▶ **WHAT YOU NEED TO DO**: Restate the listing that follows word for word, without its pictures.

▶ **DATASET CONTENT**:
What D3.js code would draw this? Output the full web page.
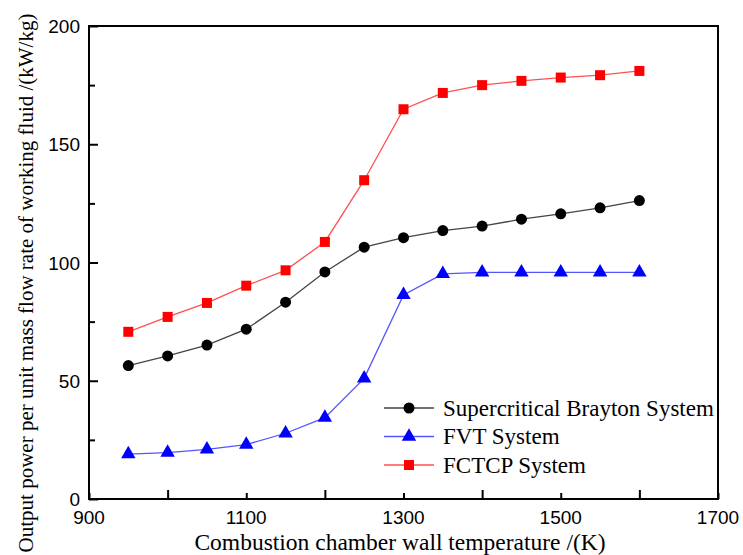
<!DOCTYPE html>
<html>
<head>
<meta charset="utf-8">
<script src="https://cdn.jsdelivr.net/npm/d3@7"></script>
<style>
  body { margin: 0; background: #fff; }
  .tick-label { font-family: "Liberation Sans", Arial, sans-serif; font-size: 19px; }
  .title { font-family: "Liberation Serif", "Times New Roman", serif; font-size: 21px; }
  .xtitle { font-size: 23.5px; }
  .legend { font-family: "Liberation Serif", "Times New Roman", serif; font-size: 23px; }
</style>
</head>
<body>
<svg id="chart" width="743" height="555"></svg>
<script>
var temps = [950, 1000, 1050, 1100, 1150, 1200, 1250, 1300, 1350, 1400, 1450, 1500, 1550, 1600];
var brayton = [56.4, 60.5, 65.1, 71.8, 83.2, 96.0, 106.5, 110.5, 113.5, 115.4, 118.3, 120.6, 123.1, 126.2];
var fvt = [19.0, 19.6, 21.0, 23.0, 27.8, 34.4, 51.0, 86.3, 95.2, 95.8, 95.8, 95.8, 95.8, 95.8];
var fctcp = [70.7, 77.0, 82.9, 90.2, 96.7, 108.7, 134.8, 164.8, 171.7, 175.0, 176.8, 178.2, 179.2, 181.0];
var xTicks = [900, 1100, 1300, 1500, 1700];
var yTicks = [0, 50, 100, 150, 200];
var seriesNames = ["Supercritical Brayton System", "FVT System", "FCTCP System"];

var svg = d3.select("#chart"),
    margin = {top: 26, right: 25, bottom: 56, left: 89},
    width = 743 - margin.left - margin.right,
    height = 555 - margin.top - margin.bottom,
    g = svg.append("g").attr("transform", "translate(" + margin.left + "," + margin.top + ")");

var x = d3.scaleLinear().domain([900, 1700]).range([0, width]),
    y = d3.scaleLinear().domain([0, 200]).range([height, 0]);

// frame
g.append("rect")
  .attr("width", width).attr("height", height)
  .attr("fill", "none").attr("stroke", "#000").attr("stroke-width", 2);

// inward ticks on bottom and left, minor ones in between
var xAxis = g.append("g").attr("transform", "translate(0," + height + ")")
  .call(d3.axisBottom(x).tickValues(d3.range(900, 1701, 100)).tickSize(-9).tickFormat(""));
xAxis.select(".domain").remove();
xAxis.selectAll(".tick line").attr("stroke-width", 2)
  .attr("y2", function(d) { return d % 200 === 100 ? -6 : -9; });

var yAxis = g.append("g")
  .call(d3.axisLeft(y).tickValues(d3.range(0, 201, 25)).tickSize(-9).tickFormat(""));
yAxis.select(".domain").remove();
yAxis.selectAll(".tick line").attr("stroke-width", 2)
  .attr("x2", function(d) { return d % 50 === 25 ? 6 : 9; });

g.selectAll(".xlab").data(xTicks).enter().append("text")
  .attr("class", "tick-label")
  .attr("x", function(d) { return x(d); })
  .attr("y", height + 25)
  .attr("text-anchor", "middle")
  .text(function(d) { return d; });

g.selectAll(".ylab").data(yTicks).enter().append("text")
  .attr("class", "tick-label")
  .attr("x", -9)
  .attr("y", function(d) { return y(d) + 7; })
  .attr("text-anchor", "end")
  .text(function(d) { return d; });

// axis titles
svg.append("text").attr("class", "title xtitle")
  .attr("x", 400).attr("y", 550)
  .attr("text-anchor", "middle")
  .text("Combustion chamber wall temperature /(K)");

svg.append("text").attr("class", "title")
  .attr("transform", "translate(33,283) rotate(-90)")
  .attr("text-anchor", "middle")
  .text("Output power per unit mass flow rate of working fluid /(kW/kg)");

var series = [
  {name: seriesNames[0], values: brayton, color: "#000", line: "#444", shape: d3.symbolCircle, size: 95},
  {name: seriesNames[1], values: fvt, color: "#0000ff", line: "#5555ff", shape: d3.symbolTriangle, size: 90},
  {name: seriesNames[2], values: fctcp, color: "#ff0000", line: "#ff5050", shape: d3.symbolSquare, size: 100}
];

var line = d3.line()
  .x(function(d, i) { return x(temps[i]); })
  .y(function(d) { return y(d); });

series.forEach(function(s) {
  g.append("path")
    .datum(s.values)
    .attr("fill", "none")
    .attr("stroke", s.line)
    .attr("stroke-width", 1.3)
    .attr("d", line);
  g.selectAll(null).data(s.values).enter().append("path")
    .attr("transform", function(d, i) { return "translate(" + x(temps[i]) + "," + y(d) + ")"; })
    .attr("d", d3.symbol().type(s.shape).size(s.size))
    .attr("fill", s.color);
});

// legend
var legend = svg.append("g").attr("transform", "translate(384,408)");
series.forEach(function(s, i) {
  var row = legend.append("g").attr("transform", "translate(0," + (i * 28.5) + ")");
  row.append("line").attr("x1", 0).attr("x2", 50).attr("y1", 0).attr("y2", 0)
    .attr("stroke", s.line).attr("stroke-width", 1.3);
  row.append("path").attr("transform", "translate(25,0)")
    .attr("d", d3.symbol().type(s.shape).size(s.size)).attr("fill", s.color);
  row.append("text").attr("class", "legend").attr("x", 59).attr("y", 7.5).text(s.name);
});
</script>
</body>
</html>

▶ **COMPLETED TASK**:
What D3.js code would draw this? Output the full web page.
<!DOCTYPE html>
<html>
<head>
<meta charset="utf-8">
<script src="https://cdn.jsdelivr.net/npm/d3@7"></script>
<style>
  body { margin: 0; background: #fff; }
  .tick-label { font-family: "Liberation Sans", Arial, sans-serif; font-size: 19px; }
  .title { font-family: "Liberation Serif", "Times New Roman", serif; font-size: 21px; }
  .xtitle { font-size: 23.5px; }
  .legend { font-family: "Liberation Serif", "Times New Roman", serif; font-size: 23px; }
</style>
</head>
<body>
<svg id="chart" width="743" height="555"></svg>
<script>
var temps = [950, 1000, 1050, 1100, 1150, 1200, 1250, 1300, 1350, 1400, 1450, 1500, 1550, 1600];
var brayton = [56.4, 60.5, 65.1, 71.8, 83.2, 96.0, 106.5, 110.5, 113.5, 115.4, 118.3, 120.6, 123.1, 126.2];
var fvt = [19.0, 19.6, 21.0, 23.0, 27.8, 34.4, 51.0, 86.3, 95.2, 95.8, 95.8, 95.8, 95.8, 95.8];
var fctcp = [70.7, 77.0, 82.9, 90.2, 96.7, 108.7, 134.8, 164.8, 171.7, 175.0, 176.8, 178.2, 179.2, 181.0];
var xTicks = [900, 1100, 1300, 1500, 1700];
var yTicks = [0, 50, 100, 150, 200];
var seriesNames = ["Supercritical Brayton System", "FVT System", "FCTCP System"];

var svg = d3.select("#chart"),
    margin = {top: 26, right: 25, bottom: 56, left: 89},
    width = 743 - margin.left - margin.right,
    height = 555 - margin.top - margin.bottom,
    g = svg.append("g").attr("transform", "translate(" + margin.left + "," + margin.top + ")");

var x = d3.scaleLinear().domain([900, 1700]).range([0, width]),
    y = d3.scaleLinear().domain([0, 200]).range([height, 0]);

// frame
g.append("rect")
  .attr("width", width).attr("height", height)
  .attr("fill", "none").attr("stroke", "#000").attr("stroke-width", 2);

// inward ticks on bottom and left, minor ones in between
var xAxis = g.append("g").attr("transform", "translate(0," + height + ")")
  .call(d3.axisBottom(x).tickValues(d3.range(900, 1701, 100)).tickSize(-9).tickFormat(""));
xAxis.select(".domain").remove();
xAxis.selectAll(".tick line").attr("stroke-width", 2)
  .attr("y2", function(d) { return d % 200 === 100 ? -6 : -9; });

var yAxis = g.append("g")
  .call(d3.axisLeft(y).tickValues(d3.range(0, 201, 25)).tickSize(-9).tickFormat(""));
yAxis.select(".domain").remove();
yAxis.selectAll(".tick line").attr("stroke-width", 2)
  .attr("x2", function(d) { return d % 50 === 25 ? 6 : 9; });

g.selectAll(".xlab").data(xTicks).enter().append("text")
  .attr("class", "tick-label")
  .attr("x", function(d) { return x(d); })
  .attr("y", height + 25)
  .attr("text-anchor", "middle")
  .text(function(d) { return d; });

g.selectAll(".ylab").data(yTicks).enter().append("text")
  .attr("class", "tick-label")
  .attr("x", -9)
  .attr("y", function(d) { return y(d) + 7; })
  .attr("text-anchor", "end")
  .text(function(d) { return d; });

// axis titles
svg.append("text").attr("class", "title xtitle")
  .attr("x", 400).attr("y", 550)
  .attr("text-anchor", "middle")
  .text("Combustion chamber wall temperature /(K)");

svg.append("text").attr("class", "title")
  .attr("transform", "translate(33,283) rotate(-90)")
  .attr("text-anchor", "middle")
  .text("Output power per unit mass flow rate of working fluid /(kW/kg)");

var series = [
  {name: seriesNames[0], values: brayton, color: "#000", line: "#444", shape: d3.symbolCircle, size: 95},
  {name: seriesNames[1], values: fvt, color: "#0000ff", line: "#5555ff", shape: d3.symbolTriangle, size: 90},
  {name: seriesNames[2], values: fctcp, color: "#ff0000", line: "#ff5050", shape: d3.symbolSquare, size: 100}
];

var line = d3.line()
  .x(function(d, i) { return x(temps[i]); })
  .y(function(d) { return y(d); });

series.forEach(function(s) {
  g.append("path")
    .datum(s.values)
    .attr("fill", "none")
    .attr("stroke", s.line)
    .attr("stroke-width", 1.3)
    .attr("d", line);
  g.selectAll(null).data(s.values).enter().append("path")
    .attr("transform", function(d, i) { return "translate(" + x(temps[i]) + "," + y(d) + ")"; })
    .attr("d", d3.symbol().type(s.shape).size(s.size))
    .attr("fill", s.color);
});

// legend
var legend = svg.append("g").attr("transform", "translate(384,408)");
series.forEach(function(s, i) {
  var row = legend.append("g").attr("transform", "translate(0," + (i * 28.5) + ")");
  row.append("line").attr("x1", 0).attr("x2", 50).attr("y1", 0).attr("y2", 0)
    .attr("stroke", s.line).attr("stroke-width", 1.3);
  row.append("path").attr("transform", "translate(25,0)")
    .attr("d", d3.symbol().type(s.shape).size(s.size)).attr("fill", s.color);
  row.append("text").attr("class", "legend").attr("x", 59).attr("y", 7.5).text(s.name);
});
</script>
</body>
</html>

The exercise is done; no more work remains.